The Gastropolitics of the 1853-54 Perry Mission to Japan, with Christine Guth (Apr. 26, 2023)

BU’s Department of History of Art and Architecture, American and New England Studies Program, and the BU Center for the Study of Asia

invite you to our upcoming lecture

The Gastropolitics of the 1853-54 Perry Mission to Japan

Christine M.E. Guth

(Royal College of Art / Victoria and Albert Museum)

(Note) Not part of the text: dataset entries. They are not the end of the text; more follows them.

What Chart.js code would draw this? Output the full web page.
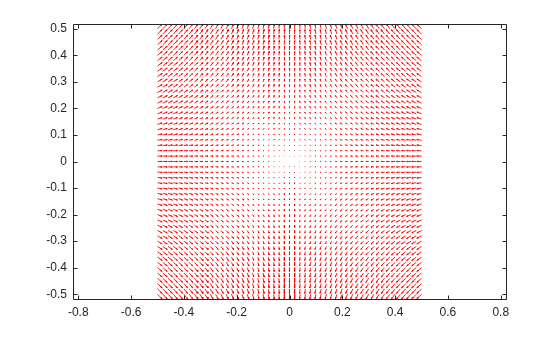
<!DOCTYPE html>
<html>
<head>
<meta charset="utf-8">
<script src="https://cdn.jsdelivr.net/npm/chart.js@4/dist/chart.umd.min.js"></script>
<style>
html,body{margin:0;padding:0;background:#fff;}
canvas{display:block;}
</style>
</head>
<body>
<canvas id="c" width="560" height="337"></canvas>
<script>
// Grid positions of the arrows (columns and rows)
const xGrid = [-0.5,-0.48,-0.46,-0.44,-0.42,-0.4,-0.38,-0.36,-0.34,-0.32,-0.3,-0.28,-0.26,-0.24,-0.22,-0.2,-0.18,-0.16,-0.14,-0.12,-0.1,-0.08,-0.06,-0.04,-0.02,0,0.02,0.04,0.06,0.08,0.1,0.12,0.14,0.16,0.18,0.2,0.22,0.24,0.26,0.28,0.3,0.32,0.34,0.36,0.38,0.4,0.42,0.44,0.46,0.48,0.5];
const yGrid = [-0.5,-0.48,-0.46,-0.44,-0.42,-0.4,-0.38,-0.36,-0.34,-0.32,-0.3,-0.28,-0.26,-0.24,-0.22,-0.2,-0.18,-0.16,-0.14,-0.12,-0.1,-0.08,-0.06,-0.04,-0.02,0,0.02,0.04,0.06,0.08,0.1,0.12,0.14,0.16,0.18,0.2,0.22,0.24,0.26,0.28,0.3,0.32,0.34,0.36,0.38,0.4,0.42,0.44,0.46,0.48,0.5];
// Vector components: U depends on the column only, V on the row only
const uByColumn = [0.5,0.48,0.46,0.44,0.42,0.4,0.38,0.36,0.34,0.32,0.3,0.28,0.26,0.24,0.22,0.2,0.18,0.16,0.14,0.12,0.1,0.08,0.06,0.04,0.02,0,-0.02,-0.04,-0.06,-0.08,-0.1,-0.12,-0.14,-0.16,-0.18,-0.2,-0.22,-0.24,-0.26,-0.28,-0.3,-0.32,-0.34,-0.36,-0.38,-0.4,-0.42,-0.44,-0.46,-0.48,-0.5];
const vByRow = [-0.5,-0.48,-0.46,-0.44,-0.42,-0.4,-0.38,-0.36,-0.34,-0.32,-0.3,-0.28,-0.26,-0.24,-0.22,-0.2,-0.18,-0.16,-0.14,-0.12,-0.1,-0.08,-0.06,-0.04,-0.02,0,0.02,0.04,0.06,0.08,0.1,0.12,0.14,0.16,0.18,0.2,0.22,0.24,0.26,0.28,0.3,0.32,0.34,0.36,0.38,0.4,0.42,0.44,0.46,0.48,0.5];
// Tick values and labels
const xTicks = [-0.8,-0.6,-0.4,-0.2,0,0.2,0.4,0.6,0.8];
const xTickLabels = ['-0.8','-0.6','-0.4','-0.2','0','0.2','0.4','0.6','0.8'];
const yTicks = [-0.5,-0.4,-0.3,-0.2,-0.1,0,0.1,0.2,0.3,0.4,0.5];
const yTickLabels = ['-0.5','-0.4','-0.3','-0.2','-0.1','0','0.1','0.2','0.3','0.4','0.5'];

// MATLAB-style quiver autoscaling
const n = xGrid.length, m = yGrid.length;
const delx = (xGrid[n-1]-xGrid[0])/n, dely = (yGrid[m-1]-yGrid[0])/m;
const del = delx*delx + dely*dely;
let maxlen = 0;
for (let i=0;i<n;i++) for (let j=0;j<m;j++) {
  const l = Math.sqrt((uByColumn[i]*uByColumn[i] + vByRow[j]*vByRow[j])/del);
  if (l>maxlen) maxlen=l;
}
const scaleF = maxlen>0 ? 0.9/maxlen : 1;
const alpha = 0.33, beta = 0.25, eps = 1e-12;
const pts = [];
for (let i=0;i<n;i++) {
  for (let j=0;j<m;j++) {
    const x = xGrid[i], y = yGrid[j];
    const u = uByColumn[i]*scaleF, v = vByRow[j]*scaleF;
    const tx = x+u, ty = y+v;
    pts.push({x:x,y:y},{x:tx,y:ty},{x:tx,y:null});
    if (Math.abs(u)+Math.abs(v) > 0) {
      pts.push({x: tx - alpha*(u + beta*(v+eps)), y: ty - alpha*(v - beta*(u+eps))});
      pts.push({x: tx, y: ty});
      pts.push({x: tx - alpha*(u - beta*(v+eps)), y: ty - alpha*(v + beta*(u+eps))});
      pts.push({x: tx, y: null});
    }
  }
}

const axisColor = '#262626';
const frame = {
  id: 'frame',
  afterDraw(chart) {
    const ctx = chart.ctx, a = chart.chartArea;
    const xs = chart.scales.x, ys = chart.scales.y;
    ctx.save();
    ctx.strokeStyle = axisColor;
    ctx.lineWidth = 1;
    const L = Math.floor(a.left)+0.5, R = Math.floor(a.right)+0.5, T = Math.floor(a.top)+0.5, B = Math.floor(a.bottom)+0.5;
    ctx.beginPath();
    ctx.rect(L, T, R-L, B-T);
    ctx.stroke();
    const tl = 4;
    ctx.beginPath();
    xTicks.forEach(v => {
      const p = Math.round(xs.getPixelForValue(v))+0.5;
      ctx.moveTo(p, B); ctx.lineTo(p, B-tl);
      ctx.moveTo(p, T); ctx.lineTo(p, T+tl);
    });
    yTicks.forEach(v => {
      const p = Math.round(ys.getPixelForValue(v))+0.5;
      ctx.moveTo(L, p); ctx.lineTo(L+tl, p);
      ctx.moveTo(R, p); ctx.lineTo(R-tl, p);
    });
    ctx.stroke();
    ctx.restore();
  }
};

new Chart(document.getElementById('c'), {
  type: 'scatter',
  data: {
    datasets: [{
      data: pts,
      showLine: true,
      spanGaps: false,
      borderColor: '#ff0000',
      borderWidth: 0.9,
      pointRadius: 0,
      pointHoverRadius: 0,
      fill: false,
      tension: 0
    }]
  },
  options: {
    responsive: false,
    devicePixelRatio: 1,
    animation: false,
    events: [],
    layout: { padding: { left: 0, top: 24, right: 54, bottom: 0 } },
    plugins: { legend: { display: false }, tooltip: { enabled: false } },
    scales: {
      x: {
        type: 'linear', min: -0.82, max: 0.82,
        afterBuildTicks: s => { s.ticks = xTicks.map(v => ({ value: v })); },
        afterFit: s => { s.height = 38; },
        grid: { display: true, drawOnChartArea: false, drawTicks: false, color: 'rgba(0,0,0,0)' },
        border: { display: false },
        ticks: {
          padding: 6, color: axisColor, maxRotation: 0, autoSkip: false,
          font: { family: 'Liberation Sans, Arial, Helvetica, sans-serif', size: 12 },
          callback: (v, i) => xTickLabels[i]
        }
      },
      y: {
        type: 'linear', min: -0.518, max: 0.518,
        afterBuildTicks: s => { s.ticks = yTicks.map(v => ({ value: v })); },
        afterFit: s => { s.width = 73; },
        grid: { display: true, drawOnChartArea: false, drawTicks: false, color: 'rgba(0,0,0,0)' },
        border: { display: false },
        ticks: {
          padding: 6, color: axisColor, autoSkip: false,
          font: { family: 'Liberation Sans, Arial, Helvetica, sans-serif', size: 12 },
          callback: (v, i) => yTickLabels[i]
        }
      }
    }
  },
  plugins: [frame]
});
</script>
</body>
</html>
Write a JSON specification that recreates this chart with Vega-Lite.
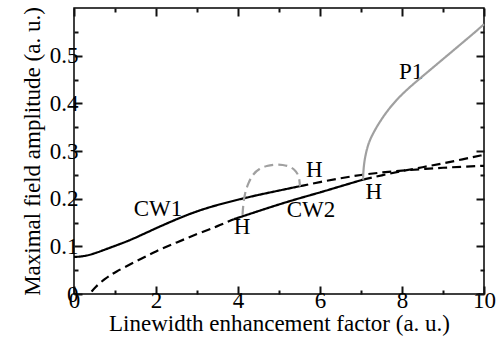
{
  "$schema": "https://vega.github.io/schema/vega-lite/v6.json",
  "width": 410,
  "height": 286,
  "autosize": "none",
  "padding": {"left": 74, "top": 8, "right": 20, "bottom": 49},
  "background": "white",
  "config": {
    "view": {"stroke": "black", "strokeWidth": 1.5},
    "font": "Liberation Serif",
    "axis": {"grid": false, "labelColor": "black", "titleColor": "black", "labelFont": "Liberation Serif", "titleFont": "Liberation Serif", "labelFontSize": 23, "titleFontSize": 23, "titleFontWeight": "normal", "labelFlush": false, "labelOverlap": false}
  },
  "datasets": {
    "curves": [
      {"seg": "CW1s", "col": "k", "dash": "solid", "x": 0, "y": 0.0777},
      {"seg": "CW1s", "col": "k", "dash": "solid", "x": 0.25, "y": 0.079},
      {"seg": "CW1s", "col": "k", "dash": "solid", "x": 0.5, "y": 0.085},
      {"seg": "CW1s", "col": "k", "dash": "solid", "x": 0.75, "y": 0.093},
      {"seg": "CW1s", "col": "k", "dash": "solid", "x": 1, "y": 0.101},
      {"seg": "CW1s", "col": "k", "dash": "solid", "x": 1.25, "y": 0.109},
      {"seg": "CW1s", "col": "k", "dash": "solid", "x": 1.5, "y": 0.118},
      {"seg": "CW1s", "col": "k", "dash": "solid", "x": 2, "y": 0.138},
      {"seg": "CW1s", "col": "k", "dash": "solid", "x": 2.5, "y": 0.157},
      {"seg": "CW1s", "col": "k", "dash": "solid", "x": 3, "y": 0.174},
      {"seg": "CW1s", "col": "k", "dash": "solid", "x": 3.5, "y": 0.187},
      {"seg": "CW1s", "col": "k", "dash": "solid", "x": 4, "y": 0.198},
      {"seg": "CW1s", "col": "k", "dash": "solid", "x": 4.5, "y": 0.208},
      {"seg": "CW1s", "col": "k", "dash": "solid", "x": 5, "y": 0.217},
      {"seg": "CW1s", "col": "k", "dash": "solid", "x": 5.5, "y": 0.226},
      {"seg": "CW1d", "col": "k", "dash": "dashed", "x": 5.5, "y": 0.226},
      {"seg": "CW1d", "col": "k", "dash": "dashed", "x": 6, "y": 0.235},
      {"seg": "CW1d", "col": "k", "dash": "dashed", "x": 6.5, "y": 0.243},
      {"seg": "CW1d", "col": "k", "dash": "dashed", "x": 7, "y": 0.25},
      {"seg": "CW1d", "col": "k", "dash": "dashed", "x": 7.5, "y": 0.255},
      {"seg": "CW1d", "col": "k", "dash": "dashed", "x": 8, "y": 0.259},
      {"seg": "CW1d", "col": "k", "dash": "dashed", "x": 8.5, "y": 0.262},
      {"seg": "CW1d", "col": "k", "dash": "dashed", "x": 9, "y": 0.265},
      {"seg": "CW1d", "col": "k", "dash": "dashed", "x": 9.5, "y": 0.267},
      {"seg": "CW1d", "col": "k", "dash": "dashed", "x": 10, "y": 0.269},
      {"seg": "CW2a", "col": "k", "dash": "dashed", "x": 0.43, "y": 0.005},
      {"seg": "CW2a", "col": "k", "dash": "dashed", "x": 0.5, "y": 0.013},
      {"seg": "CW2a", "col": "k", "dash": "dashed", "x": 0.75, "y": 0.032},
      {"seg": "CW2a", "col": "k", "dash": "dashed", "x": 1, "y": 0.046},
      {"seg": "CW2a", "col": "k", "dash": "dashed", "x": 1.5, "y": 0.068},
      {"seg": "CW2a", "col": "k", "dash": "dashed", "x": 2, "y": 0.09},
      {"seg": "CW2a", "col": "k", "dash": "dashed", "x": 2.5, "y": 0.108},
      {"seg": "CW2a", "col": "k", "dash": "dashed", "x": 3, "y": 0.126},
      {"seg": "CW2a", "col": "k", "dash": "dashed", "x": 3.5, "y": 0.142},
      {"seg": "CW2a", "col": "k", "dash": "dashed", "x": 3.9, "y": 0.157},
      {"seg": "CW2s", "col": "k", "dash": "solid", "x": 3.9, "y": 0.157},
      {"seg": "CW2s", "col": "k", "dash": "solid", "x": 4.5, "y": 0.174},
      {"seg": "CW2s", "col": "k", "dash": "solid", "x": 5, "y": 0.188},
      {"seg": "CW2s", "col": "k", "dash": "solid", "x": 5.5, "y": 0.201},
      {"seg": "CW2s", "col": "k", "dash": "solid", "x": 6, "y": 0.213},
      {"seg": "CW2s", "col": "k", "dash": "solid", "x": 6.5, "y": 0.226},
      {"seg": "CW2s", "col": "k", "dash": "solid", "x": 7.05, "y": 0.24},
      {"seg": "CW2b", "col": "k", "dash": "dashed", "x": 7.05, "y": 0.24},
      {"seg": "CW2b", "col": "k", "dash": "dashed", "x": 7.5, "y": 0.249},
      {"seg": "CW2b", "col": "k", "dash": "dashed", "x": 8, "y": 0.258},
      {"seg": "CW2b", "col": "k", "dash": "dashed", "x": 8.5, "y": 0.266},
      {"seg": "CW2b", "col": "k", "dash": "dashed", "x": 9, "y": 0.274},
      {"seg": "CW2b", "col": "k", "dash": "dashed", "x": 9.5, "y": 0.283},
      {"seg": "CW2b", "col": "k", "dash": "dashed", "x": 10, "y": 0.292},
      {"seg": "ARC", "col": "g", "dash": "dashed", "x": 4.11, "y": 0.166},
      {"seg": "ARC", "col": "g", "dash": "dashed", "x": 4.13, "y": 0.19},
      {"seg": "ARC", "col": "g", "dash": "dashed", "x": 4.17, "y": 0.212},
      {"seg": "ARC", "col": "g", "dash": "dashed", "x": 4.25, "y": 0.233},
      {"seg": "ARC", "col": "g", "dash": "dashed", "x": 4.37, "y": 0.252},
      {"seg": "ARC", "col": "g", "dash": "dashed", "x": 4.52, "y": 0.263},
      {"seg": "ARC", "col": "g", "dash": "dashed", "x": 4.7, "y": 0.269},
      {"seg": "ARC", "col": "g", "dash": "dashed", "x": 4.9, "y": 0.272},
      {"seg": "ARC", "col": "g", "dash": "dashed", "x": 5.1, "y": 0.271},
      {"seg": "ARC", "col": "g", "dash": "dashed", "x": 5.25, "y": 0.268},
      {"seg": "ARC", "col": "g", "dash": "dashed", "x": 5.38, "y": 0.261},
      {"seg": "ARC", "col": "g", "dash": "dashed", "x": 5.46, "y": 0.252},
      {"seg": "ARC", "col": "g", "dash": "dashed", "x": 5.5, "y": 0.24},
      {"seg": "ARC", "col": "g", "dash": "dashed", "x": 5.51, "y": 0.226},
      {"seg": "P1", "col": "g", "dash": "solid", "x": 7.05, "y": 0.24},
      {"seg": "P1", "col": "g", "dash": "solid", "x": 7.06, "y": 0.262},
      {"seg": "P1", "col": "g", "dash": "solid", "x": 7.09, "y": 0.283},
      {"seg": "P1", "col": "g", "dash": "solid", "x": 7.14, "y": 0.303},
      {"seg": "P1", "col": "g", "dash": "solid", "x": 7.2, "y": 0.32},
      {"seg": "P1", "col": "g", "dash": "solid", "x": 7.3, "y": 0.338},
      {"seg": "P1", "col": "g", "dash": "solid", "x": 7.46, "y": 0.362},
      {"seg": "P1", "col": "g", "dash": "solid", "x": 7.7, "y": 0.391},
      {"seg": "P1", "col": "g", "dash": "solid", "x": 7.95, "y": 0.415},
      {"seg": "P1", "col": "g", "dash": "solid", "x": 8.24, "y": 0.438},
      {"seg": "P1", "col": "g", "dash": "solid", "x": 8.52, "y": 0.458},
      {"seg": "P1", "col": "g", "dash": "solid", "x": 8.85, "y": 0.482},
      {"seg": "P1", "col": "g", "dash": "solid", "x": 9.17, "y": 0.505},
      {"seg": "P1", "col": "g", "dash": "solid", "x": 9.5, "y": 0.529},
      {"seg": "P1", "col": "g", "dash": "solid", "x": 9.75, "y": 0.547},
      {"seg": "P1", "col": "g", "dash": "solid", "x": 10, "y": 0.566}
    ],
    "labels": [
      {"label": "CW1", "x": 2.05, "y": 0.179},
      {"label": "CW2", "x": 5.78, "y": 0.176},
      {"label": "P1", "x": 8.22, "y": 0.466},
      {"label": "H", "x": 5.86, "y": 0.26},
      {"label": "H", "x": 4.1, "y": 0.14},
      {"label": "H", "x": 7.31, "y": 0.213}
    ]
  },
  "layer": [
    {
      "data": {"name": "labels"},
      "mark": {"type": "text", "font": "Liberation Serif", "fontSize": 23, "color": "black", "align": "center", "baseline": "middle"},
      "encoding": {
        "x": {"field": "x", "type": "quantitative", "scale": {"domain": [0, 10], "nice": false},
          "axis": {"orient": "bottom", "values": [0,2,4,6,8,10], "ticks": true, "tickSize": -8, "tickColor": "#111111", "tickWidth": 2, "domain": false, "labelPadding": 3, "title": "Linewidth enhancement factor (a. u.)", "titlePadding": 0}},
        "y": {"field": "y", "type": "quantitative", "scale": {"domain": [0, 0.6], "nice": false},
          "axis": {"orient": "left", "values": [0,0.1,0.2,0.3,0.4,0.5], "format": ".1~f", "ticks": true, "tickSize": -8, "tickColor": "#111111", "tickWidth": 2, "domain": false, "labelPadding": 4, "title": "Maximal field amplitude (a. u.)", "titlePadding": 5}},
        "text": {"field": "label"}
      }
    },
    {
      "data": {"name": "curves"},
      "mark": {"type": "line", "interpolate": "basis", "strokeWidth": 2.2},
      "encoding": {
        "x": {"field": "x", "type": "quantitative", "scale": {"domain": [0, 10], "nice": false},
          "axis": {"orient": "top", "values": [0,2,4,6,8,10], "labels": false, "title": null, "ticks": true, "tickSize": -8, "tickColor": "#111111", "tickWidth": 2, "domain": false}},
        "y": {"field": "y", "type": "quantitative", "scale": {"domain": [0, 0.6], "nice": false},
          "axis": {"orient": "right", "values": [0,0.1,0.2,0.3,0.4,0.5], "labels": false, "title": null, "ticks": true, "tickSize": -8, "tickColor": "#111111", "tickWidth": 2, "domain": false}},
        "color": {"field": "col", "type": "nominal", "scale": {"domain": ["k", "g"], "range": ["#000000", "#a0a0a0"]}, "legend": null},
        "strokeDash": {"field": "dash", "type": "nominal", "scale": {"domain": ["solid", "dashed"], "range": [[1, 0], [9, 5]]}, "legend": null},
        "detail": {"field": "seg"}
      }
    },
    {
      "data": {"name": "labels"},
      "mark": {"type": "point", "opacity": 0},
      "encoding": {
        "x": {"field": "x", "type": "quantitative", "scale": {"domain": [0, 10], "nice": false},
          "axis": {"orient": "bottom", "values": [1,3,5,7,9], "labels": false, "title": null, "ticks": true, "tickSize": -4, "tickColor": "#111111", "tickWidth": 2, "domain": false}},
        "y": {"field": "y", "type": "quantitative", "scale": {"domain": [0, 0.6], "nice": false},
          "axis": {"orient": "left", "values": [0.05,0.15,0.25,0.35,0.45,0.55], "labels": false, "title": null, "ticks": true, "tickSize": -4, "tickColor": "#111111", "tickWidth": 2, "domain": false}}
      }
    },
    {
      "data": {"name": "labels"},
      "mark": {"type": "point", "opacity": 0},
      "encoding": {
        "x": {"field": "x", "type": "quantitative", "scale": {"domain": [0, 10], "nice": false},
          "axis": {"orient": "top", "values": [1,3,5,7,9], "labels": false, "title": null, "ticks": true, "tickSize": -4, "tickColor": "#111111", "tickWidth": 2, "domain": false}},
        "y": {"field": "y", "type": "quantitative", "scale": {"domain": [0, 0.6], "nice": false},
          "axis": {"orient": "right", "values": [0.05,0.15,0.25,0.35,0.45,0.55], "labels": false, "title": null, "ticks": true, "tickSize": -4, "tickColor": "#111111", "tickWidth": 2, "domain": false}}
      }
    }
  ],
  "resolve": {"axis": {"x": "independent", "y": "independent"}}
}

Wednesday April 26, 2023 from 5:30-7:00 pm

at the Frederick S. Pardee School of Global Studies, 121 Bay State Road, Boston, MA 02215


 

Poster illustration shows a detail from “Entertainment and Menu for Reception at Yokohama 1854” (Peabody Essex Museum M17,143. Salem, MA)

Abstract: 
Little scholarly attention has been given to the role of reciprocal banqueting in the political strategies deployed by the negotiating teams during the 1853-54 Perry expeditions to Japan. This paper addresses this oversight, arguing that American and Japanese officials both understood the importance of political theater and used lavish banquets and gifts of food as part of their efforts to impress their counterparts with their power, wealth, and civility.

About the Speaker:
Christine M. E. Guth has taught at institutions including Princeton, Harvard, University of Pennsylvania, and Berkeley. She led the Asian specialism in the Victoria and Albert Museum & Royal College of Art’s Post-graduate History of Design Program from 2007 until 2016.  She has written widely about transnational cultural exchange between the United States and Japan.  Her books include Longfellow’s Tattoos: Tourism, Collecting, and Japan (2004); and Hokusai’s Great Wave: Biography of a Global Icon (2015). Her publications on culinary topics include: “The Japanese Stand Today as Teachers of the Whole World’ American Food Reform and the Russo-Japanese War,” (2021) and “Food for Fantasy: Sara Bosse and Onoto Watanna’s 1914 Chinese-Japanese Cookbook (2021).

 

About the Discussant:
Alice Y. Tseng is CAS Associate Dean of the Faculty for the Humanities and Professor of Japanese Art and Architecture at Boston University. She specializes in the art and architecture of Japan, with particular focus on the 19th and 20th centuries. Specific topics of research interest are the history of institutional buildings, collections, and exhibitions; transnational and transcultural connections between Japan and Euro-America; the role of the visual arts in cultural transformation, invention, and revival; and the visual and spatial representations of Japan’s modern monarchy. She is the author of The Imperial Museums of Meiji Japan: Architecture and the Art of the Nation (2008), Kyoto Visual Culture in the Early Edo and Meiji Periods: The Arts of Reinvention (co-edited with M. Pitelka, 2016), and Modern Kyoto: Building for Ceremony and Commemoration, 1868-1940 (2018). She is a co-curator of the online exhibition Asia at the World’s Fairs. A current book project, tentatively titled “Designing for World’s View: Japan at the Louisiana Purchase Exposition of 1904,” examines the production of Japanese national displays through ensembles of specialized pavilions, gardens, tableaux, models, and maps at the international exposition. Another ongoing project explores the twinned concepts of emperor and empire and their manifestations in built environments.